At this stage, what’s most interesting is who is and who is not among the amici—friends of the court—who have come to the aid of free speech by filing briefs in defense of the statute’s constitutionality.

In a rare literary contribution to legal debate, David Mamet offers a powerful vision of the mental dislocation caused by censorship. Donald Landry—a distinguished scientist and doctor—recalls the fate of Galileo to express the danger of suppressing scientific dissent. Students at Columbia draw upon John Stuart Mill to remind us of the value of protecting even erroneous speech. In defense of comedy, the Babylon Bee makes a contribution!

These and other amicus briefs can be found at the Galileo Society’s website.

The other side will soon have its own amici briefs.
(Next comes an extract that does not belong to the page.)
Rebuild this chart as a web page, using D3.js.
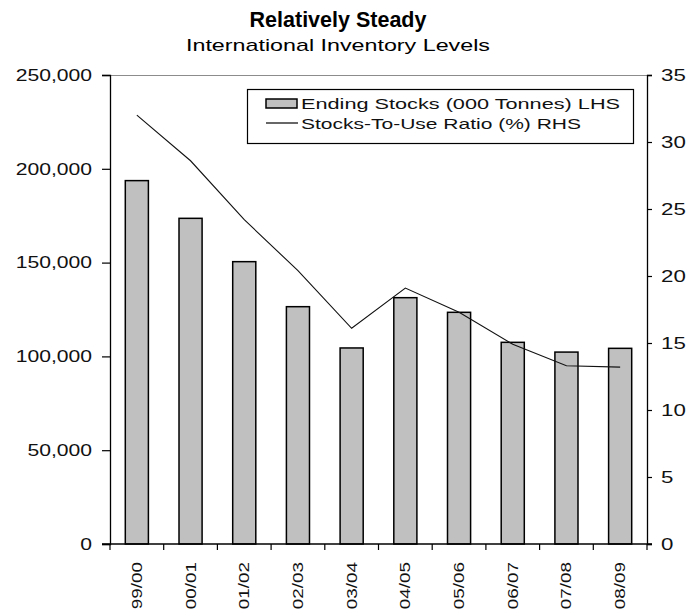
<!DOCTYPE html>
<html>
<head>
<meta charset="utf-8">
<script src="https://cdn.jsdelivr.net/npm/d3@7"></script>
<style>
  html, body { margin: 0; padding: 0; background: #fff; }
  svg { display: block; font-family: "Liberation Sans", Arial, sans-serif; }
</style>
</head>
<body>
<svg id="chart" width="699" height="616"></svg>
<script>
// Crop years
const seasons = ["99/00", "00/01", "01/02", "02/03", "03/04", "04/05", "05/06", "06/07", "07/08", "08/09"];
// Ending stocks, thousand tonnes (left axis)
const endingStocks = [193700, 173600, 150500, 126500, 104500, 131300, 123500, 107500, 102300, 104300];
// Stocks-to-use ratio, percent (right axis)
const stocksToUse = [32.0, 28.6, 24.2, 20.4, 16.1, 19.1, 17.3, 14.9, 13.3, 13.2];
// Axis ticks
const leftTicks = [0, 50000, 100000, 150000, 200000, 250000];
const rightTicks = [0, 5, 10, 15, 20, 25, 30, 35];

const svg = d3.select("#chart");
const margin = { top: 75, right: 52, bottom: 72, left: 110 };
const W = +svg.attr("width"), H = +svg.attr("height");
const x0 = margin.left, x1 = W - margin.right;
const y0 = H - margin.bottom, y1 = margin.top;

// Text is drawn slightly wide, as in the old spreadsheet export
function stretch(sel, k) {
  sel.each(function () {
    const len = this.getComputedTextLength();
    d3.select(this).attr("textLength", len * k).attr("lengthAdjust", "spacingAndGlyphs");
  });
}

const x = d3.scaleBand().domain(seasons).range([x0, x1]).paddingInner(0.57).paddingOuter(0.285);
const yL = d3.scaleLinear().domain([0, 250000]).range([y0, y1]);
const yR = d3.scaleLinear().domain([0, 35]).range([y0, y1]);

// Top frame line
svg.append("line")
  .attr("x1", x0).attr("x2", x1).attr("y1", y1 + 0.5).attr("y2", y1 + 0.5)
  .attr("stroke", "#8c8c8c").attr("stroke-width", 1.2);

// Bars
svg.append("g").selectAll("rect").data(endingStocks).join("rect")
  .attr("x", (d, i) => x(seasons[i]))
  .attr("y", d => yL(d))
  .attr("width", x.bandwidth())
  .attr("height", d => y0 - yL(d))
  .attr("fill", "#c0c0c0")
  .attr("stroke", "#000")
  .attr("stroke-width", 1.5);

// Ratio line
const line = d3.line()
  .x((d, i) => x(seasons[i]) + x.bandwidth() / 2)
  .y(d => yR(d));
svg.append("path").datum(stocksToUse)
  .attr("d", line)
  .attr("fill", "none")
  .attr("stroke", "#111")
  .attr("stroke-width", 1.1);

// Left axis
const gL = svg.append("g").attr("transform", `translate(${x0},0)`)
  .call(d3.axisLeft(yL).tickValues(leftTicks).tickFormat(d3.format(",")).tickSize(8).tickPadding(10));
// Right axis
const gR = svg.append("g").attr("transform", `translate(${x1},0)`)
  .call(d3.axisRight(yR).tickValues(rightTicks).tickSize(5).tickPadding(9));
[gL, gR].forEach(g => {
  g.select(".domain").attr("stroke", "#000").attr("stroke-width", 1.3);
  g.selectAll(".tick line").attr("stroke", "#000").attr("stroke-width", 1.2);
  g.selectAll(".tick text")
    .attr("font-family", "Liberation Sans, Arial, sans-serif")
    .attr("font-size", 16.5).attr("fill", "#111");
});
gL.selectAll(".tick text").call(stretch, 1.28);
gR.selectAll(".tick text").call(stretch, 1.35);

// Category axis: baseline plus boundary ticks between seasons
const gX = svg.append("g");
gX.append("line")
  .attr("x1", x0 - 8).attr("x2", x1 + 5).attr("y1", y0).attr("y2", y0)
  .attr("stroke", "#000").attr("stroke-width", 1.3);
gX.selectAll("line.tk").data(d3.range(seasons.length + 1)).join("line")
  .attr("class", "tk")
  .attr("x1", i => x0 + i * x.step()).attr("x2", i => x0 + i * x.step())
  .attr("y1", y0).attr("y2", y0 + 6)
  .attr("stroke", "#000").attr("stroke-width", 1.2);
const xl = gX.selectAll("text").data(seasons).join("text")
  .attr("transform", d => `translate(${x(d) + x.bandwidth() / 2 + 5},${y0 + 18}) rotate(-90)`)
  .attr("text-anchor", "end")
  .attr("font-size", 14.5)
  .attr("fill", "#111")
  .text(d => d);
xl.call(stretch, 1.3);

// Titles
svg.append("text").attr("x", 338).attr("y", 27).attr("text-anchor", "middle")
  .attr("font-size", 21.5).attr("font-weight", "bold").attr("fill", "#000")
  .text("Relatively Steady");
svg.append("text").attr("x", 338).attr("y", 51).attr("text-anchor", "middle")
  .attr("font-size", 17).attr("fill", "#000")
  .text("International Inventory Levels")
  .attr("textLength", 304).attr("lengthAdjust", "spacingAndGlyphs");

// Legend
const lg = svg.append("g");
lg.append("rect").attr("x", 247.5).attr("y", 89.5).attr("width", 386).attr("height", 54)
  .attr("fill", "#fff").attr("stroke", "#000").attr("stroke-width", 1.2);
lg.append("rect").attr("x", 266).attr("y", 99).attr("width", 31).attr("height", 9)
  .attr("fill", "#c0c0c0").attr("stroke", "#000").attr("stroke-width", 1.5);
lg.append("line").attr("x1", 266).attr("x2", 298).attr("y1", 123).attr("y2", 123)
  .attr("stroke", "#000").attr("stroke-width", 1.2);
lg.append("text").attr("x", 301).attr("y", 109).attr("font-size", 15).attr("fill", "#111")
  .text("Ending Stocks (000 Tonnes) LHS").attr("textLength", 319).attr("lengthAdjust", "spacingAndGlyphs");
lg.append("text").attr("x", 301).attr("y", 129).attr("font-size", 15).attr("fill", "#111")
  .text("Stocks-To-Use Ratio (%) RHS").attr("textLength", 280).attr("lengthAdjust", "spacingAndGlyphs");
</script>
</body>
</html>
But there inevitably will be a stark contrast between the amici for freedom and the resources on the other side.

Big Tech money flows through large law firms, think tanks and academia. This is not to say that these institutions have sold their souls, but the sheer magnitude of Big Tech’s wealth means there is no end of talent ready to argue for censorship. Big Tech money is so far reaching it is difficult to find major law firms that could litigate for free speech without a conflict of interest. Of course, even if they could, few are likely to provide pro bono support for so unpopular an opinion.

Yes, unpopular. Speech is not a fashionable cause in the hallways of most big firms. And at universities, even tenured faculty have reason to avoid writing an amicus brief against censorship. It is not that they think repercussions are likely, but caution seems advisable.

So there are only 11 amici briefs on behalf of open debate on the Galileo Society website—none from law firms, and half from individuals, a small group of students and censored comedians. Unfunded or at best underfunded, some of them worried how they could scrounge up filing fees and find local counsel willing to file for them pro bono.

But legal and moral reasoning does not depend on the number or size of amici. There is, or at least should be, no strength in mobbing a court or representing groupthink. Rather, what should prevail are accurate arguments that uphold rather than twist the law, and that appeal to the mind rather than the passions.

We depend on dissent to hold ourselves accountable. The freedom to tell the truth—even more fundamentally, the freedom to speak even if it turns out to be in error—is the foundation of modern society. It is the crucible of our science, literature and politics. It is part of the give and take of life itself. So it is worth fighting for.

This is why the amici for freedom are taking a stand with Galileo. Especially when censors flourish in China and Russia, it once again is essential to resist any tyranny of the mind.